Thursday, May 26, 2016

Donald Trump and the Hiroshima effect

The President’s visit to Hiroshima last month, site of the first atomic bomb ever dropped, is a grim reminder of the consequences of nuclear war.  So horrendous was the destruction and the pictures of those who survived, that after Nagasaki was nuked three days later, no more nuclear weapons have been used since 1945.  The graphic videos shown around his visit of the consequences  of nuclear weapons should remind us of the reasons why increasing that probability of such use is a formula for ours and others’  self-destruction since so many others have already acquired that retaliatory intercontinental capability. It is also a reminder of why Donald Trump’s proposal to arm Japan and South Korea with nuclear weapons and to cancel or try to renegotiate the Iran deal would open the dam to an arms race, especially in the Middle East.

For the post 1945 succeeding generations, most of the world pursued nuclear disarmament agreements to limit the ability to produce it and to get agreements with nations who did not yet  have nuclear military capability to attain it.  So long as rational leaders understand the consequences of the use of nuclear weapons, we may have a shot at preventing such catastrophes.  North Korea is right now the exception and its leadership could be considered irrational.

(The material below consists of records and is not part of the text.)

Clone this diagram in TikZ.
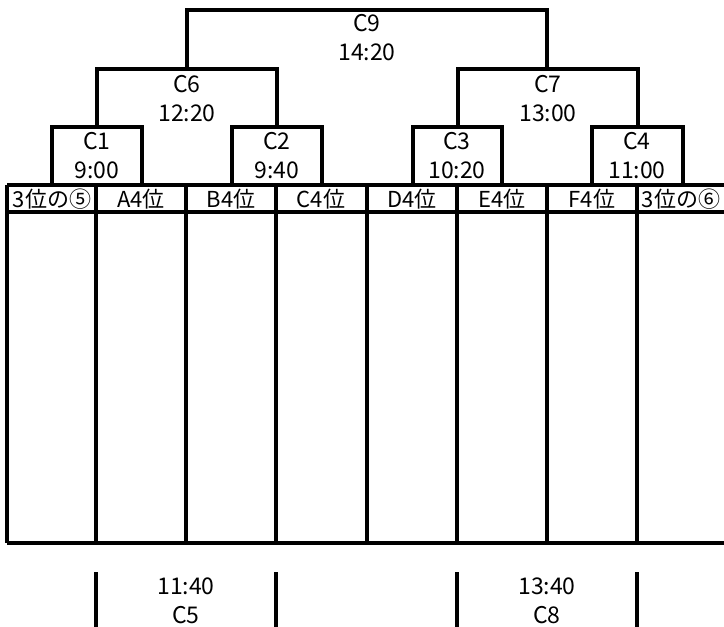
\documentclass[tikz,border=0pt]{standalone}
\usepackage{fontspec}
\setmainfont{Noto Sans CJK JP}
\begin{document}
\begin{tikzpicture}[
    x=1pt, y=-1pt,
    line/.style={line width=3.2pt},
    match/.style={font=\fontsize{23}{29}\selectfont, align=center, inner sep=0pt},
    slot/.style={font=\fontsize{22}{24}\selectfont, inner sep=0pt}
]
\useasboundingbox (0,0) rectangle (724,627);

% table
\draw[line] (7,185) -- (724,185);
\draw[line] (7,212) -- (724,212);
\draw[line] (7,543) -- (724,543);
\foreach \x in {7,96,186,276,367,457,547,637}
    \draw[line] (\x,185) -- (\x,543);

% bracket
\foreach \l/\r/\t/\b in {52/142/127/185, 232/322/127/185, 413/502/127/185,
        592/683/127/185, 97/277/69/127, 458/638/69/127, 187/547/10/69}
    \draw[line] (\l,\b) -- (\l,\t) -- (\r,\t) -- (\r,\b);

% lower ticks
\foreach \x in {96,276,457,637}
    \draw[line] (\x,572) -- (\x,627);

\node[match] (c9) at (367,38) {C9\\14:20};
\node[match] (c6) at (187,99) {C6\\12:20};
\node[match] (c7) at (548,99) {C7\\13:00};
\node[match] (c1) at (97,156) {C1\\9:00};
\node[match] (c2) at (277,156) {C2\\9:40};
\node[match] (c3) at (457,156) {C3\\10:20};
\node[match] (c4) at (637,156) {C4\\11:00};
\node[match] (c5) at (186,601) {11:40\\C5};
\node[match] (c8) at (547,601) {13:40\\C8};

\node[slot] (s1) at (52,199) {3位の⑤};
\node[slot] (s2) at (141,199) {A4位};
\node[slot] (s3) at (231,199) {B4位};
\node[slot] (s4) at (321,199) {C4位};
\node[slot] (s5) at (412,199) {D4位};
\node[slot] (s6) at (502,199) {E4位};
\node[slot] (s7) at (592,199) {F4位};
\node[slot] (s8) at (681,199) {3位の⑥};

\end{tikzpicture}
\end{document}
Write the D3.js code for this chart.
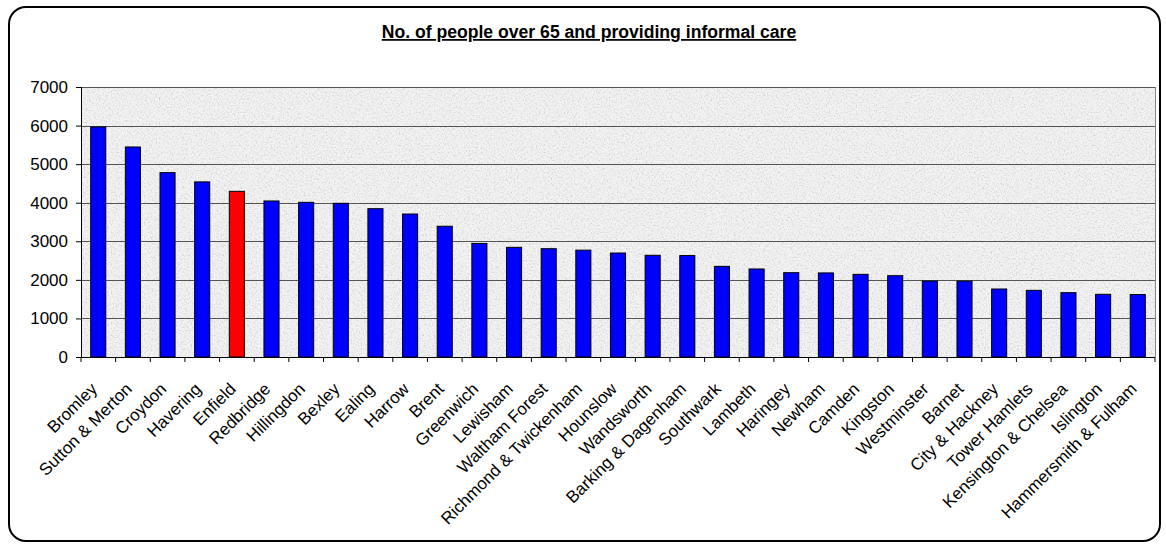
<!DOCTYPE html>
<html>
<head>
<meta charset="utf-8">
<script src="https://cdn.jsdelivr.net/npm/d3@7"></script>
<style>
  body { margin: 0; background: #fff; }
  svg { display: block; font-family: "Liberation Sans", Arial, sans-serif; }
</style>
</head>
<body>
<svg width="1166" height="544"></svg>
<script>
// boroughs and counts
var boroughs = ["Bromley", "Sutton & Merton", "Croydon", "Havering", "Enfield", "Redbridge",
  "Hillingdon", "Bexley", "Ealing", "Harrow", "Brent", "Greenwich", "Lewisham",
  "Waltham Forest", "Richmond & Twickenham", "Hounslow", "Wandsworth", "Barking & Dagenham",
  "Southwark", "Lambeth", "Haringey", "Newham", "Camden", "Kingston", "Westminster",
  "Barnet", "City & Hackney", "Tower Hamlets", "Kensington & Chelsea", "Islington",
  "Hammersmith & Fulham"];
var carers = [5965, 5445, 4780, 4540, 4295, 4045, 4010, 3985, 3845, 3707, 3390, 2945, 2843,
  2808, 2770, 2696, 2637, 2630, 2350, 2282, 2186, 2180, 2143, 2108, 1970, 1968, 1763,
  1728, 1668, 1625, 1620];
var yTicks = [0, 1000, 2000, 3000, 4000, 5000, 6000, 7000];
var highlight = "Enfield";

var margin = {top: 87, left: 81},
    plotW = 1074,
    plotH = 270;

var svg = d3.select("svg");

// granite-ish background texture
var defs = svg.append("defs");
var f = defs.append("filter").attr("id", "granite")
  .attr("x", 0).attr("y", 0).attr("width", "100%").attr("height", "100%");
f.append("feFlood").attr("flood-color", "#f3f3f3").attr("result", "bg");
f.append("feTurbulence").attr("type", "fractalNoise").attr("baseFrequency", 0.6)
  .attr("numOctaves", 3).attr("seed", 7).attr("result", "noise");
f.append("feColorMatrix").attr("in", "noise").attr("type", "matrix")
  .attr("values", "0 0 0 0 0.6  0 0 0 0 0.6  0 0 0 0 0.6  2.2 0 0 0 -1.0")
  .attr("result", "spk");
var mg = f.append("feMerge");
mg.append("feMergeNode").attr("in", "bg");
mg.append("feMergeNode").attr("in", "spk");

// outer frame
svg.append("rect")
  .attr("x", 9).attr("y", 7).attr("width", 1151).attr("height", 534)
  .attr("rx", 17).attr("ry", 17)
  .attr("fill", "#fff").attr("stroke", "#000").attr("stroke-width", 2);

// title
svg.append("text")
  .attr("x", 589).attr("y", 38)
  .attr("text-anchor", "middle")
  .attr("font-size", 17.6).attr("font-weight", "bold")
  .attr("text-decoration", "underline")
  .text("No. of people over 65 and providing informal care");

var g = svg.append("g")
  .attr("transform", "translate(" + margin.left + "," + margin.top + ")");

var xScale = d3.scaleBand()
  .domain(boroughs)
  .range([0, plotW])
  .paddingInner(0.565)
  .paddingOuter(0.28);

var yScale = d3.scaleLinear()
  .domain([0, 7000])
  .range([plotH, 0]);

g.append("rect")
  .attr("width", plotW).attr("height", plotH)
  .attr("filter", "url(#granite)");

// gridlines
g.append("g")
  .selectAll("line")
  .data(yTicks.slice(1))
  .enter()
  .append("line")
  .attr("x1", 0).attr("x2", plotW)
  .attr("y1", function(d) { return Math.round(yScale(d)) + 0.5; })
  .attr("y2", function(d) { return Math.round(yScale(d)) + 0.5; })
  .attr("stroke", "#555").attr("stroke-width", 1);

// right edge of plot
g.append("line")
  .attr("x1", plotW + 0.5).attr("x2", plotW + 0.5)
  .attr("y1", 0).attr("y2", plotH)
  .attr("stroke", "#888");

// bars
g.append("g")
  .selectAll("rect")
  .data(boroughs)
  .enter()
  .append("rect")
  .attr("x", function(d) { return xScale(d); })
  .attr("y", function(d, i) { return yScale(carers[i]); })
  .attr("width", xScale.bandwidth())
  .attr("height", function(d, i) { return plotH - yScale(carers[i]); })
  .attr("fill", function(d) { return d === highlight ? "#ff0000" : "#0000ff"; })
  .attr("stroke", "#000").attr("stroke-width", 1);

// y axis
var y_axis = d3.axisLeft(yScale).tickValues(yTicks).tickSize(5).tickPadding(8)
  .tickFormat(d3.format("d"));
var ya = g.append("g").call(y_axis);
ya.select(".domain").attr("stroke", "#000");
ya.selectAll("text").attr("font-size", 17).attr("fill", "#000")
  .style("font-family", "'Liberation Sans', Arial, sans-serif");

// x axis: ticks at band boundaries
var bounds = d3.range(boroughs.length + 1).map(function(i) { return i * plotW / boroughs.length; });
var xa = g.append("g").attr("transform", "translate(0," + plotH + ")");
xa.append("line").attr("x1", 0).attr("x2", plotW).attr("y1", 0.5).attr("y2", 0.5)
  .attr("stroke", "#000");
xa.selectAll("line.tick")
  .data(bounds)
  .enter()
  .append("line")
  .attr("class", "tick")
  .attr("x1", function(d) { return d; }).attr("x2", function(d) { return d; })
  .attr("y1", 0).attr("y2", 5)
  .attr("stroke", "#000");

xa.selectAll("text")
  .data(boroughs)
  .enter()
  .append("text")
  .attr("transform", function(d) {
    var cx = xScale(d) + xScale.bandwidth() / 2;
    return "translate(" + cx + ",33) rotate(-45)";
  })
  .attr("text-anchor", "end")
  .attr("font-size", 17)
  .text(function(d) { return d; });
</script>
</body>
</html>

 Iran was knocking at the door with predictions it would be nuclear weaponized in three months.   The nuclear disarmament agreement with Iran has been attacked by Pres. Obama’s domestic opponents as a bad one because it did not require Iran to cave in on its terrorist activities or to forswear attacking Israel. There was a great deal of doubt if Iran would comply in spite of the historically stringent verification measures in the agreement. So far it appears Iran has lived up to the requirements of the agreement.

There is also fear that the more countries who have nuclear weapons, the easier it is to spread the capability to other countries who would have no scruples in  using them.  There is a direct line to North Korea from Pakistan’s rogue scientists.  The fear is real. It has happened.
That same fear was the main rationale driving the United States to launch the attack on Iraq.  WMD were never found. Use of small scale and nuclear weapons and primitive “dirty” bombs has fed current fears as well. What if the terrorists in Paris used a dirty bomb instead of automatic weapons? Many more would have been killed and injured.

US foreign policy has worked hard to keep the world safe from nuclear destruction. What Trump is proposing is an irrational break from our policies in effect since World War II. For those of us long in tooth remember the fear of a nuclear war in the Cold War, the drive to build back yard bunkers or drills in schools ducking under desks to survive a nuclear attack.  In the Cuban missile crisis, I was tense sitting at my desk in New York City fearing that I might be vaporized.  It was real to me but subsequent generations have no such memories thanks to nuclear disarmament agreements.  The prospect of Donald Trump’s finger on the nuclear button and his nuclear proliferating foreign policy is personally frightening.